Search is no longer just ten blue links. Customers now see AI summaries, map packs, featured snippets, local results, review snippets, videos, forums, and brand mentions before they ever land on a website.
That does not mean SEO is dead. It means visibility has more layers.
For small businesses, AI visibility is the ability to show up when search engines and AI-powered tools summarize, recommend, compare, or explain options. If someone asks for the best local service provider, the most trusted shop, or the easiest tool for a job, you want your brand to be understandable enough to be included.
AI visibility starts with clarity
AI systems do not magically know what your business does. They infer it from your website, business profiles, reviews, structured data, mentions, and the language people use around your brand.
If your website says “solutions for modern teams,” that may sound polished, but it is not very useful. If your website says “mission-based SEO software for small businesses that want daily tasks, rankings, AI visibility, and backlink monitoring,” that is much easier to understand.
Clarity beats cleverness. Specificity beats buzzwords.
Answer the questions your buyer actually asks
AI-driven search often behaves like a conversation. People ask full questions instead of typing short keywords. Your content should answer those questions directly.
For example, a traditional keyword might be “SEO tool small business.” A modern query may sound like:
- What is the easiest SEO tool for a small business owner?
- How do I know what to fix on my website first?
- Can I improve rankings without hiring a full agency?
- Why is my business not showing up in AI search results?
- What SEO tasks should I do every week?
Those questions are content opportunities. They are also positioning opportunities. Every useful answer teaches search systems how to categorize your business.

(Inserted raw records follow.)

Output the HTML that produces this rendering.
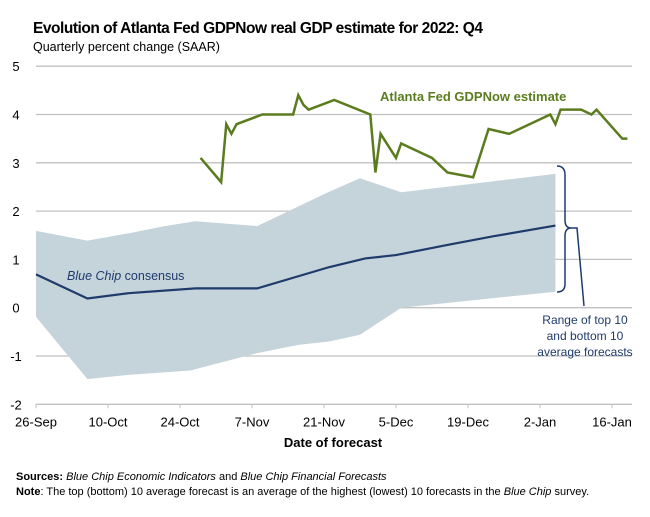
<!DOCTYPE html>
<html><head><meta charset="utf-8"><style>
body{margin:0;background:#fff;font-family:"Liberation Sans",sans-serif;}
svg{display:block}
</style></head><body>
<svg id="chart" width="650" height="517" xmlns="http://www.w3.org/2000/svg">
<text x="33" y="33" font-size="15.5" font-weight="bold" fill="#000" textLength="450">Evolution of Atlanta Fed GDPNow real GDP estimate for 2022: Q4</text>
<text x="33" y="51" font-size="12.5" fill="#000">Quarterly percent change (SAAR)</text>
<g id="grid"></g>
<g id="band"></g>
<g id="lines"></g>
<g id="xaxis"></g>
<g id="yaxis"></g>
<text x="380" y="101" font-size="13" font-weight="bold" fill="#5b7c1e">Atlanta Fed GDPNow estimate</text>
<text x="67" y="280" font-size="12.5" fill="#1f3b6b"><tspan font-style="italic">Blue Chip</tspan> consensus</text>
<path d="M557,166 Q565,166 565,175 L565,220 Q565,228 571,228 Q565,228 565,236 L565,284 Q565,292 557,292" fill="none" stroke="#1f3b6b" stroke-width="1.5"/>
<path d="M571,228 L577,228 L584,306" fill="none" stroke="#1f3b6b" stroke-width="1.5"/>
<g font-size="12" fill="#1f3b6b" text-anchor="middle">
<text x="585" y="324">Range of top 10</text>
<text x="585" y="340">and bottom 10</text>
<text x="585" y="356">average forecasts</text>
</g>
<text x="333" y="447" font-size="13" font-weight="bold" text-anchor="middle">Date of forecast</text>
<text x="16" y="480" font-size="11"><tspan font-weight="bold">Sources:</tspan> <tspan font-style="italic">Blue Chip Economic Indicators</tspan> and <tspan font-style="italic">Blue Chip Financial Forecasts</tspan></text>
<text x="16" y="495" font-size="11"><tspan font-weight="bold">Note</tspan>: The top (bottom) 10 average forecast is an average of the highest (lowest) 10 forecasts in the <tspan font-style="italic">Blue Chip</tspan> survey.</text>
</svg>
<script>
const xTickLabels=["26-Sep","10-Oct","24-Oct","7-Nov","21-Nov","5-Dec","19-Dec","2-Jan","16-Jan"];
const xTickDays=[0,14,28,42,56,70,84,98,112];
const yTicks=[5,4,3,2,1,0,-1,-2];
const gdpDays=[32,36,37,38,39,44,50,51,52,53,58,65,66,67,70,71,75,77,80,85,88,92,94,97,100,101,102,106,108,109,114,115];
const gdpVals=[3.1,2.6,3.8,3.6,3.8,4.0,4.0,4.4,4.2,4.1,4.3,4.0,2.8,3.6,3.1,3.4,3.2,3.1,2.8,2.7,3.7,3.6,3.7,3.85,4.0,3.8,4.1,4.1,4.0,4.1,3.5,3.5];
const bcDays=[0,10,18,31,43,57,64,70,80,89,101];
const bcVals=[0.69,0.19,0.30,0.40,0.40,0.84,1.02,1.09,1.30,1.48,1.70];
const upDays=[0,10,18,25,31,43,57,63,71,101];
const upVals=[1.59,1.39,1.54,1.69,1.79,1.69,2.4,2.68,2.39,2.77];
const loDays=[0,10,18,30,43,51,57,63,71,101];
const loVals=[-0.19,-1.48,-1.39,-1.3,-0.94,-0.77,-0.7,-0.56,0.0,0.33];

const NS="http://www.w3.org/2000/svg";
const X=d=>36+d*72/14;
const Y=v=>307.7-v*48.3;
function mk(tag,attrs,parent){const e=document.createElementNS(NS,tag);for(const k in attrs)e.setAttribute(k,attrs[k]);document.getElementById(parent).appendChild(e);return e;}
yTicks.forEach(v=>{
  const l=mk('line',{x1:36,x2:632,y1:Y(v),y2:Y(v),stroke:'#c0c0c0','stroke-width':1.3},'grid');
  
  
  const t=mk('text',{x:16,y:Y(v)+5,'font-size':13,'text-anchor':'middle'},'yaxis');
  t.textContent=v;
  
  
});
xTickDays.forEach((d,i)=>{
  const tk=mk('line',{x1:X(d),x2:X(d),y1:Y(-2),y2:Y(-2)+4,stroke:'#c0c0c0','stroke-width':1},'xaxis');
  
  
  const t=mk('text',{x:X(d),y:Y(-2)+22,'font-size':13,'text-anchor':'middle'},'xaxis');
  t.textContent=xTickLabels[i];
  
  
});
let bp=upDays.map((d,i)=>X(d)+','+Y(upVals[i]));
for(let i=loDays.length-1;i>=0;i--)bp.push(X(loDays[i])+','+Y(loVals[i]));
const band=mk('polygon',{points:bp.join(' '),fill:'#c5d3db'},'band');


const bc=mk('polyline',{points:bcDays.map((d,i)=>X(d)+','+Y(bcVals[i])).join(' '),fill:'none',stroke:'#1f3b6b','stroke-width':2.2},'lines');


const gl=mk('polyline',{points:gdpDays.map((d,i)=>X(d)+','+Y(gdpVals[i])).join(' '),fill:'none',stroke:'#5b7c1e','stroke-width':2.5,'stroke-linejoin':'miter'},'lines');


</script>
</body></html>
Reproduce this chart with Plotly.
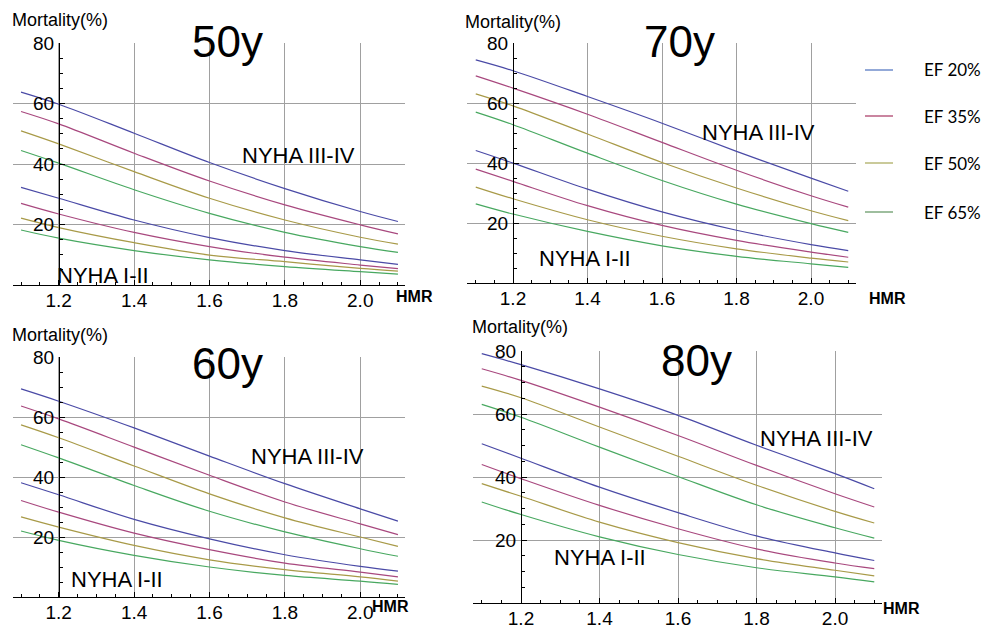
import plotly.graph_objects as go

# The page body has an 8px default margin, so the figure is drawn 8px in from the window edge.
OFF = 8
W, H = 990 - OFF, 628 - OFF

HMR = [1.1, 1.2, 1.4, 1.6, 1.8, 2.0, 2.1]
EF_LABELS = ["EF 20%", "EF 35%", "EF 50%", "EF 65%"]
COLORS = ["#4A4AA6", "#A8487E", "#A89A48", "#48A860"]
LEGEND_COLORS = ["#6F8CCB", "#B85C80", "#B8B878", "#7EA87E"]

# Mortality (%), NYHA III-IV (upper set) and NYHA I-II (lower set)
age50_high = [
    [63.8, 59.8, 50.2, 40.5, 31.9, 24.3, 21.0],
    [57.4, 53.3, 43.6, 34.4, 26.5, 19.9, 16.9],
    [51.0, 46.7, 37.5, 28.7, 21.5, 15.8, 13.5],
    [44.5, 40.3, 31.5, 23.7, 17.4, 12.7, 10.8],
]
age50_low = [
    [32.3, 28.7, 21.5, 15.7, 11.4, 8.3, 6.8],
    [27.0, 23.5, 17.4, 12.7, 9.2, 6.6, 5.4],
    [22.1, 19.0, 14.0, 9.9, 7.7, 5.5, 4.6],
    [18.2, 15.5, 11.4, 8.3, 6.1, 4.4, 3.6],
]
age70_high = [
    [74.4, 70.8, 62.2, 53.3, 43.9, 35.0, 30.6],
    [69.1, 65.0, 56.3, 46.9, 37.6, 29.1, 25.3],
    [63.1, 59.1, 49.7, 40.2, 31.7, 24.1, 20.8],
    [57.0, 52.8, 43.3, 34.2, 26.3, 19.8, 16.9],
]
age70_low = [
    [44.2, 40.0, 31.3, 23.7, 17.6, 12.8, 10.8],
    [38.0, 33.9, 25.8, 19.2, 14.2, 10.3, 8.6],
    [32.0, 28.1, 21.1, 15.6, 11.4, 8.3, 7.0],
    [26.4, 23.0, 17.2, 12.4, 8.9, 6.4, 5.2],
]
age60_high = [
    [69.4, 65.3, 56.4, 47.0, 37.8, 29.4, 25.3],
    [63.7, 59.4, 50.0, 40.6, 31.7, 24.4, 20.8],
    [57.4, 53.1, 43.7, 34.4, 26.4, 20.0, 16.9],
    [50.8, 46.4, 37.2, 28.6, 21.7, 16.1, 13.6],
]
age60_low = [
    [38.1, 34.1, 25.9, 19.4, 14.1, 10.2, 8.6],
    [32.2, 28.3, 21.3, 15.8, 11.3, 8.3, 6.7],
    [26.7, 23.3, 17.2, 12.4, 9.1, 6.7, 5.3],
    [22.0, 18.9, 13.9, 10.0, 7.2, 5.3, 4.2],
]
age80_high = [
    [79.2, 75.7, 68.0, 59.6, 50.1, 41.1, 36.3],
    [74.4, 70.7, 62.2, 53.2, 43.7, 34.7, 30.5],
    [68.9, 65.2, 55.9, 46.6, 37.4, 29.1, 25.4],
    [63.1, 59.0, 49.5, 40.2, 31.2, 23.9, 20.6],
]
age80_low = [
    [50.6, 46.0, 36.8, 28.7, 21.3, 15.9, 13.5],
    [44.0, 39.5, 31.0, 23.6, 17.2, 12.7, 10.9],
    [37.9, 33.9, 25.7, 19.2, 14.1, 10.4, 8.6],
    [32.1, 28.1, 21.0, 15.4, 11.2, 8.3, 6.7],
]

AGE_TITLES = ["50y", "70y", "60y", "80y"]
X_TICKS = [1.2, 1.4, 1.6, 1.8, 2.0]
X_TICKTEXT = ["1.2", "1.4", "1.6", "1.8", "2.0"]
Y_TICKS = [20, 40, 60, 80]

# panel geometry in window pixels
panels = [
    dict(high=age50_high, low=age50_low, px=(13, 405), py=(43, 285), xr=(1.0787, 2.1187), yax=59,
         title=(227, 42), mort=(10, 20), hmr=(414, 297),
         n34=(1.836, 43.0), n12=(1.317, 3.3)),
    dict(high=age70_high, low=age70_low, px=(467, 856), py=(43, 283), xr=(1.0765, 2.1208), yax=513,
         title=(679, 42), mort=(463, 22), hmr=(887, 298),
         n34=(1.860, 50.3), n12=(1.393, 8.3)),
    dict(high=age60_high, low=age60_low, px=(13, 405), py=(357, 597), xr=(1.0787, 2.1187), yax=59,
         title=(227, 363), mort=(10, 335), hmr=(390, 606),
         n34=(1.861, 47.0), n12=(1.355, 5.7)),
    dict(high=age80_high, low=age80_low, px=(473, 882), py=(351, 603), xr=(1.0777, 2.1197), yax=521,
         title=(696, 360), mort=(470, 327), hmr=(901, 608),
         n34=(1.954, 52.4), n12=(1.401, 14.3)),
]


def fx(px):
    return (px - OFF) / W


def fy(py):
    return 1 - (py - OFF) / H


FONT = "Liberation Sans, Arial, Helvetica, sans-serif"
GRID = "#a0a0a0"

fig = go.Figure()
layout = dict(width=W, height=H, margin=dict(l=0, r=0, t=0, b=0, pad=0, autoexpand=False),
              paper_bgcolor="white", plot_bgcolor="white", showlegend=False,
              font=dict(family=FONT, color="black"))
annotations = []
shapes = []

for i, p in enumerate(panels):
    k = "" if i == 0 else str(i + 1)
    xa, ya = "x" + k, "y" + k
    for group in (p["high"], p["low"]):
        for j, vals in enumerate(group):
            fig.add_trace(go.Scatter(x=HMR, y=vals, mode="lines", xaxis=xa, yaxis=ya,
                                     line=dict(color=COLORS[j], width=1.2, shape="spline"),
                                     name=EF_LABELS[j], hoverinfo="x+y+name"))
    layout["xaxis" + k] = dict(
        domain=[fx(p["px"][0]), fx(p["px"][1])], range=list(p["xr"]), anchor=ya,
        automargin=False,
        showline=True, linecolor="black", linewidth=1,
        tickmode="array", tickvals=X_TICKS, ticktext=X_TICKTEXT,
        ticks="inside", ticklen=5, tickcolor="black",
        ticklabelstandoff=-2,
        tickfont=dict(size=19, family=FONT),
        showgrid=True, gridcolor=GRID, gridwidth=1, zeroline=False,
        minor=dict(tickmode="linear", tick0=1.0, dtick=0.05, ticks="inside",
                   ticklen=3, tickcolor="black", showgrid=False),
    )
    layout["yaxis" + k] = dict(
        domain=[fy(p["py"][1]), fy(p["py"][0])], range=[0, 80.05],
        anchor="free", position=fx(p["yax"]), automargin=False,
        showline=True, linecolor="black", linewidth=1,
        tickmode="array", tickvals=Y_TICKS,
        ticks="inside", ticklen=5, tickcolor="black",
        ticklabelstandoff=1,
        tickfont=dict(size=19, family=FONT),
        showgrid=True, gridcolor=GRID, gridwidth=1, zeroline=False,
        minor=dict(tickmode="linear", tick0=0, dtick=5, ticks="inside",
                   ticklen=3, tickcolor="black", showgrid=False),
    )
    annotations.append(dict(text=AGE_TITLES[i], x=fx(p["title"][0]), y=fy(p["title"][1]),
                            xref="paper", yref="paper", showarrow=False,
                            xanchor="center", yanchor="middle",
                            font=dict(size=44, family=FONT, color="black")))
    annotations.append(dict(text="Mortality(%)", x=fx(p["mort"][0]), y=fy(p["mort"][1]),
                            xref="paper", yref="paper", showarrow=False,
                            xanchor="left", yanchor="middle",
                            font=dict(size=18, family=FONT, color="black")))
    annotations.append(dict(text="<b>HMR</b>", x=fx(p["hmr"][0]), y=fy(p["hmr"][1]),
                            xref="paper", yref="paper", showarrow=False,
                            xanchor="center", yanchor="middle",
                            font=dict(size=16, family=FONT, color="black")))
    annotations.append(dict(text="NYHA III-IV", x=p["n34"][0], y=p["n34"][1],
                            xref=xa, yref=ya, showarrow=False,
                            xanchor="center", yanchor="middle",
                            font=dict(size=22, family=FONT, color="black")))
    annotations.append(dict(text="NYHA I-II", x=p["n12"][0], y=p["n12"][1],
                            xref=xa, yref=ya, showarrow=False,
                            xanchor="center", yanchor="middle",
                            font=dict(size=22, family=FONT, color="black")))

# custom legend
legend_y = [70, 116, 163, 212]
for j, ly in enumerate(legend_y):
    shapes.append(dict(type="line", xref="paper", yref="paper",
                       x0=fx(865), x1=fx(893), y0=fy(ly), y1=fy(ly),
                       line=dict(color=LEGEND_COLORS[j], width=1.5)))
    annotations.append(dict(text=EF_LABELS[j], x=fx(922), y=fy(ly),
                            xref="paper", yref="paper", showarrow=False,
                            xanchor="left", yanchor="middle",
                            font=dict(size=17, family="Lato, Open Sans, sans-serif", color="black")))

layout["annotations"] = annotations
layout["shapes"] = shapes
fig.update_layout(**layout)
fig.write_html("out.html")
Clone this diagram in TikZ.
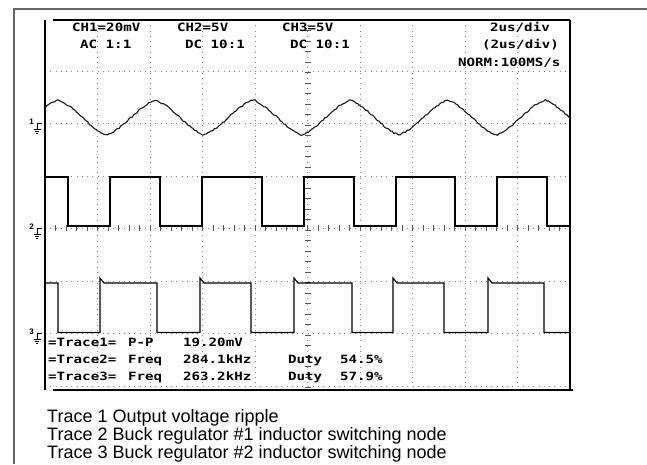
\documentclass[tikz,border=0pt]{standalone}
\usepackage{fontspec}
\setmainfont{Liberation Sans}
\newfontfamily\scopefont[FakeStretch=1.24]{DejaVu Sans Mono}
\tikzset{
  scopetext/.style={font=\fontsize{11.4}{12}\scopefont\bfseries, anchor=base west, inner sep=0pt},
  gridline/.style={gray, line width=0.9pt, dash pattern=on 0.9pt off 4.35pt},
  trace/.style={black, line width=1.1pt, line join=miter},
  caption/.style={font=\fontsize{18}{18}\selectfont, anchor=base west, inner sep=0pt}
}
\begin{document}
\begin{tikzpicture}[x=1pt,y=-1pt]
    \useasboundingbox (0,0) rectangle (647,464);
    % outer frame
    \draw[gray!80!black, line width=2pt] (14,464) -- (14,9) -- (647,9);
    % graticule
    \foreach \gx in {97.5,150,202.5,255,360,412.5,465,517.5}
      \draw[gridline] (\gx,20) -- (\gx,387);
    \foreach \gy in {71,123,176,281,333,386}
      \draw[gridline] (45,\gy) -- (570,\gy);
    \draw[gridline] (45,228) -- (570,228);
    \draw[gridline] (307.5,20) -- (307.5,387);
    \foreach \t in {0,...,50}
      \draw[gray!70!black, line width=0.7pt] (45+10.5*\t,225) -- (45+10.5*\t,231);
    \foreach \t in {0,...,35}
      \draw[gray!70!black, line width=0.7pt] (304.5,20+10.5*\t) -- (310.5,20+10.5*\t);
    % screen border
    \draw[line width=1.2pt] (45,20) -- (45,390);
    \draw[line width=1.2pt] (570,20) -- (570,390);
    \draw[line width=2pt] (53,20) -- (570,20);
    \draw[line width=2pt] (53,390) -- (573,390);
    % ground markers
    \foreach \n/\y in {1/123,2/228,3/333} {
      \node[font=\fontsize{8}{8}\selectfont\bfseries, inner sep=0pt] (gnd\n) at (31.5,\y-1) {\n};
      \draw[line width=0.8pt] (42,\y) -- (37,\y) -- (37,\y+6);
      \draw[line width=0.8pt] (33.5,\y+6) -- (40.5,\y+6);
      \draw[line width=0.8pt] (35,\y+8) -- (39,\y+8);
      \draw[line width=0.8pt] (36.3,\y+10) -- (37.7,\y+10);
    }
    % trace 1: output ripple
    \draw[trace, gray!20!black] plot[domain=45:570, samples=320]
      (\x, {117.5-17.5*(0.5*cos(3.6961*(\x-58))+0.5*asin(0.9999*cos(3.6961*(\x-58)))/90)+0.8*rand});
    % trace 2: switching node 1
    \draw[trace] (45,177) -- (68,177) -- (68,226) -- (110,226) -- (110,177) -- (160,177)
      -- (160,226) -- (202,226) -- (202,177) -- (262,177) -- (262,226) -- (304,226)
      -- (304,177) -- (354,177) -- (354,226) -- (396,226) -- (396,177) -- (455,177)
      -- (455,226) -- (497,226) -- (497,177) -- (547,177) -- (547,226) -- (570,226);
    % trace 3: switching node 2
    \draw[trace] (45,283) -- (58,283) -- (58,332.5) -- (100,332.5) -- (100,278) -- (104,283)
      -- (157,283) -- (157,332.5) -- (200,332.5) -- (200,278) -- (204,283) -- (251,283)
      -- (251,332.5) -- (294,332.5) -- (294,278) -- (298,283) -- (352,283) -- (352,332.5)
      -- (393,332.5) -- (393,278) -- (397,283) -- (444,283) -- (444,332.5) -- (488,332.5)
      -- (488,278) -- (492,283) -- (544,283) -- (544,332.5) -- (570,332.5);
    % header
    \node[scopetext] (ch1) at (72,31) {CH1=20mV};
    \node[scopetext] (cpl1) at (80,48) {AC 1:1};
    \node[scopetext] (ch2) at (177,31) {CH2=5V};
    \node[scopetext] (cpl2) at (185,48) {DC 10:1};
    \node[scopetext] (ch3) at (282,31) {CH3=5V};
    \node[scopetext] (cpl3) at (290,48) {DC 10:1};
    \node[scopetext] (tdiv) at (490,31) {2us/div};
    \node[scopetext] (tdiv2) at (482,48) {(2us/div)};
    \node[scopetext] (mode) at (458,66) {NORM:100MS/s};
    % measurements
    \node[scopetext] (tr1) at (48,346) {=Trace1=};
    \node[scopetext] (pp) at (128,346) {P-P};
    \node[scopetext] (ppval) at (183,346) {19.20mV};
    \node[scopetext] (tr2) at (48,363) {=Trace2=};
    \node[scopetext] (fq2) at (128,363) {Freq};
    \node[scopetext] (fqval2) at (183,363) {284.1kHz};
    \node[scopetext] (dt2) at (288,363) {Duty};
    \node[scopetext] (dtval2) at (340,363) {54.5\%};
    \node[scopetext] (tr3) at (48,380) {=Trace3=};
    \node[scopetext] (fq3) at (128,380) {Freq};
    \node[scopetext] (fqval3) at (183,380) {263.2kHz};
    \node[scopetext] (dt3) at (288,380) {Duty};
    \node[scopetext] (dtval3) at (340,380) {57.9\%};
    % caption
    \node[caption] (cap1) at (47,422.5) {Trace 1 Output voltage ripple};
    \node[caption] (cap2) at (47,440.5) {Trace 2 Buck regulator \#1 inductor switching node};
    \node[caption] (cap3) at (47,458.5) {Trace 3 Buck regulator \#2 inductor switching node};
\end{tikzpicture}
\end{document}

Create pages with a single job
AI visibility suffers when every page tries to say everything. A homepage can introduce your brand, but it cannot be the best answer for every specific question.
Create focused pages and posts for specific intents:
- One page for features.
- One page for pricing.
- One page for local SEO workflows.
- One article explaining AI visibility.
- One guide on using Google Search Console data.
- One comparison-style article for buyers choosing an SEO platform.
Each page should make the topic unmistakable. Use headings that match real questions, explain the concept in plain English, and include examples that prove you know the audience.
Use proof signals everywhere
AI systems and search engines both rely on signals. A small business can build stronger signals by making proof easier to find.
- Show who the product is for.
- Explain what makes it different.
- Include examples of workflows and outcomes.
- Keep business information consistent across profiles.
- Earn mentions from relevant websites, partners, and communities.
- Use reviews and testimonials where appropriate.
- Publish helpful content around your core category.
This is not about tricking AI. It is about reducing ambiguity.
Build topical authority without becoming generic
Generic content is everywhere. “What is SEO?” has been written a million times. Small businesses win when they add a specific point of view.
For LevelUpStats, the point of view is simple: SEO should feel like a scoreboard, not a spreadsheet. Business owners should know what to fix next. AI should help prioritize the work. Missions should make progress easier to repeat.
That point of view makes content more memorable. It also creates language that belongs to the brand.
Track mentions, not just rankings
Classic rankings still matter, but they are only part of the visibility picture. You also want to know whether your brand appears in AI answers, snippets, local packs, comparison articles, and useful third-party mentions.
A business can rank in one place and be invisible in another. That is why AI visibility needs its own scoreboard.
What to do this week
Start with a visibility cleanup:
- Rewrite your homepage hero so a stranger can understand your offer in five seconds.
- Add one FAQ section that answers buying-intent questions.
- Create one article that explains your category from your point of view.
- Update your Google Business Profile and key directory listings for consistency.
- Check whether your service pages have enough detail to be cited or summarized.
The bottom line
AI visibility is not a separate trick from SEO. It is the next layer of SEO. The businesses that win will be the ones that are clear, useful, consistent, and easy to understand across the web.
Do not write for robots. Write so well that robots, search engines, and humans can all tell exactly when you are the right answer.